Durante los últimos años, las principales menciones a Fashanu han procedido de la prensa rosa, que se ha encargado de exprimir y exhibir los trapos sucios de la familia del delantero, amparados en su más que supuesta homofobia. La historia tiene como base a su hermano Justin, dedicado también al fútbol. A día de hoy, se le continúa considerando el primer jugador profesional en salir del armario en la historia del fútbol, además de ser el primer futbolista negro cuyo traspaso costó un millón de libras. Su estilo de vida y sus presuntos escándalos amorosos con la alta sociedad británica nunca fueron aceptados por su familia. Especialmente duro se mostró su hermano John cuando Justin fue acusado, injustificadamente según se supo luego, de abusar sexualmente de un menor de edad estadounidense. La presión en su profesión sobre su condición sexual y el distanciamiento respecto a sus seres queridos llevaron a Justin a una profunda depresión que acabó con su suicidio en 1998. Las declaraciones de John Fashanu sobre y durante la vida de su hermano no hicieron más que confirmar lo que muchos afirmaban en las islas. La empatía de Fashanu con sus colegas sobre el césped nunca llegó a hacer acto de presencia fuera del verde con su mayor compañero en la vida.
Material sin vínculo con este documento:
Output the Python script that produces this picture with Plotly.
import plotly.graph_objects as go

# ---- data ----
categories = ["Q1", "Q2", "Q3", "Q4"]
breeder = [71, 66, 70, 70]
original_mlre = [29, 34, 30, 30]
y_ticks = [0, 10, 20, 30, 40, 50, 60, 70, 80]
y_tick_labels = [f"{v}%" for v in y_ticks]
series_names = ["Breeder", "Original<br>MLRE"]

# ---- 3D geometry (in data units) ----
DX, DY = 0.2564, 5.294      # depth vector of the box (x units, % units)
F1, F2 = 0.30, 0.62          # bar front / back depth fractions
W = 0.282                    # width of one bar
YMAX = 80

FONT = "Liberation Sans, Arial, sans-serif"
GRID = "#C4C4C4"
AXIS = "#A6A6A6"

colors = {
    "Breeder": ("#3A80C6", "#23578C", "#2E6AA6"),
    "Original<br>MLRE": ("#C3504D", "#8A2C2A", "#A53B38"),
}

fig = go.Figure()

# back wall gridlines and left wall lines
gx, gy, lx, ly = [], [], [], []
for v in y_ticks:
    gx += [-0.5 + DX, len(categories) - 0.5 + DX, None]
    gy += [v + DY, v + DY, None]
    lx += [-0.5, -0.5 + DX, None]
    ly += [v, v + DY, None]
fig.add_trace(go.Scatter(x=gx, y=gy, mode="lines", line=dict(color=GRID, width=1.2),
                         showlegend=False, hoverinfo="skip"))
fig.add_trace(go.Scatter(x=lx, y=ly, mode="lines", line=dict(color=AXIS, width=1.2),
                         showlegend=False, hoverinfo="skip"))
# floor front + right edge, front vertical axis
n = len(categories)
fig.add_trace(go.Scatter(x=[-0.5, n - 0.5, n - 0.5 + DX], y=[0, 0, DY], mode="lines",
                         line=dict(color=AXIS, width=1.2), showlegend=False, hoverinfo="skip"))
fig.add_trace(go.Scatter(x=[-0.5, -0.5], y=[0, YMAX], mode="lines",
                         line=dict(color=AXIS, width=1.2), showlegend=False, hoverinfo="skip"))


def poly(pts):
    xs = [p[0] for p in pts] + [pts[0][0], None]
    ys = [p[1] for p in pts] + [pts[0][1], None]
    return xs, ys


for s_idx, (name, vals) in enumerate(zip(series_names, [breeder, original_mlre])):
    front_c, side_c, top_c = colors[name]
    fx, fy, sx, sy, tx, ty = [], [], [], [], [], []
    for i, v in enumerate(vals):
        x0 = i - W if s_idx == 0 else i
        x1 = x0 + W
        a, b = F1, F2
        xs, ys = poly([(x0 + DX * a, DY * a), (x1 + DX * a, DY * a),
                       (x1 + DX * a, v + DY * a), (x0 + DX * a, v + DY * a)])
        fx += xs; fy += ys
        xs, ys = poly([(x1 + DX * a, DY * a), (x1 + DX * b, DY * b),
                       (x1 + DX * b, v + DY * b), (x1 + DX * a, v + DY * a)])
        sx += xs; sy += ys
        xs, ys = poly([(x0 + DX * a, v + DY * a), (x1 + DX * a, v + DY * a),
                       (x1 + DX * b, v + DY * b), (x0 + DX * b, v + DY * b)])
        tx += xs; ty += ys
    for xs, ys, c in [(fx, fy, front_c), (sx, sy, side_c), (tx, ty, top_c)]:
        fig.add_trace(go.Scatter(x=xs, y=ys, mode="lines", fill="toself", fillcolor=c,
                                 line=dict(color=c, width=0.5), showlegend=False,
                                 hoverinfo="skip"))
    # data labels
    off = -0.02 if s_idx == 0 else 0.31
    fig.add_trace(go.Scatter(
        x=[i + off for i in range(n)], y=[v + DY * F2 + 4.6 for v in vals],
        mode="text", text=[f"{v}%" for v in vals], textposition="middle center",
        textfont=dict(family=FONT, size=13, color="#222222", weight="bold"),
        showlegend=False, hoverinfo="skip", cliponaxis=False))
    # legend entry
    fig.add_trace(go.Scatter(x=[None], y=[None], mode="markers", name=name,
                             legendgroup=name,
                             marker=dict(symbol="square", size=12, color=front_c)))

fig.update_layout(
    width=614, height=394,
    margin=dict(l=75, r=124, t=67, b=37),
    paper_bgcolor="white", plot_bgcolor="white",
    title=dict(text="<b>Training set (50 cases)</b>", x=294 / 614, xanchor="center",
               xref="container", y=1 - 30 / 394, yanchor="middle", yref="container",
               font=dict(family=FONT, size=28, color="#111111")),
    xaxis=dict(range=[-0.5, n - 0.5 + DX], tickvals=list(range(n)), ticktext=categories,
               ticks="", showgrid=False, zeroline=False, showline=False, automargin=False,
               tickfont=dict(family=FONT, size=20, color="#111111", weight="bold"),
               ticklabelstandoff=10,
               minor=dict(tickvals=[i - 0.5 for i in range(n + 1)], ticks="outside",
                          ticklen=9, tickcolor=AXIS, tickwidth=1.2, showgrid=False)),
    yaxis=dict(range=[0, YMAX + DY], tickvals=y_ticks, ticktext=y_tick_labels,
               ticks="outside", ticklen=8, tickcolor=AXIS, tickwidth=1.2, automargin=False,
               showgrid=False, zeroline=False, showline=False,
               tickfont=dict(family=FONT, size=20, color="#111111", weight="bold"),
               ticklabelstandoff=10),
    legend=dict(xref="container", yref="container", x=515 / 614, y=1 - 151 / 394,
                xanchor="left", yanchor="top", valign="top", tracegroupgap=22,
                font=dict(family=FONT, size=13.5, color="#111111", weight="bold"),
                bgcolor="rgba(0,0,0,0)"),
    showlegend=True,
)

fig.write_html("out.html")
Dennis Frank Wise se vestía del jugador que todo equipo inglés necesita para calmar el instinto y el afán de representación de sus aficionados más radicales. Un centrocampista pegajoso, eléctrico, de altura reducida y amplísima tenacidad. Tan sufridor como sufrido, Wise representó como nadie la mezcla de competitividad, agresividad y provocación que fundamentaba aquel Wimbledon. Sin embargo, fue el único miembro de la Crazy Gang que logró terminar en uno de los grandes de las islas. Los dons fueron su trampolín para llegar en 1990 al Chelsea, donde permanecería once temporadas, alcanzando 21 internacionalidades y convirtiéndose en un símbolo del club. A Wise no le habría hecho falta tener enemigos para imprimir carácter a su carrera (Ferguson dijo de él que sería capaz de provocar una pelea en una casa vacía), pero por si acaso no daba la talla, el mediocentro (ay) se encargó de buscar problemas con los periodistas, a través de agresiones, con taxistas, mismo medio, y con rivales a los que, literalmente, mordió. Así actuó con Marcelino Elena en una semifinal de Recopa de Europa ante el Mallorca y con Savio Bortolini en una Supercopa Europea ante el Real Madrid.
Las letras futbolísticas de oro de Plough Lane se reservaron para Lawrie Sánchez. Beneficiadas ambas partes de su encuentro, de las botas del ariete de padre ecuatoriano y madre de Belfast salieron los goles del ascenso a la First y de la consecución de la FA Cup ante el Liverpool. Sánchez fue el brazo ejecutor del Wimbledon de los grandes éxitos. Supo entender el concepto extendido por la Crazy gang de un modo, por lo general, más discreto aunque cuentan que era el miembro con peor carácter. Tras dejar el fútbol, Sánchez comenzó sin ninguna pausa su carrera en los banquillos, siempre en las islas. Alternando Inglaterra con equipos y selección de Irlanda del Norte (llegó a ganar 3-2 a España en aquella fatídica noche de 2006 en Belfast), Sánchez se ha hecho un nombre de entrenador con carácter que, actualmente, trabaja en el Barnet Football Club en la Football League Two.
El afán de equipo, la competitividad, la creencia en uno mismo, la violencia y la rebeldía continua fueron las principales características de la Crazy gang, una generación de futbolistas que actuaron como matones de escuela durante su carrera en el Wimbledon. Como si hubieran estado asistiendo al parvulario, algunos de sus componentes aprendieron mejor que otros las lecciones que el fútbol les regaló para el resto de su vida. En el colegio siempre cuentan que lo importante viene después, que las clases son una simple preparación. Para esta pandilla incomprendida e imposible de comprender, el fútbol fue su recreo. Para ellos, el silbato final del árbitro cada fin de semana suponía el retorno a una estéril realidad, aburrida y nostálgica. Eso sí, siempre les quedará la última película de Vinnie como excusa para reunirse en pos de la melancolía, intercambiarse moratones y otras muestras de carácter y volver por un momento a aquella realidad militar y, sobre todo, feliz.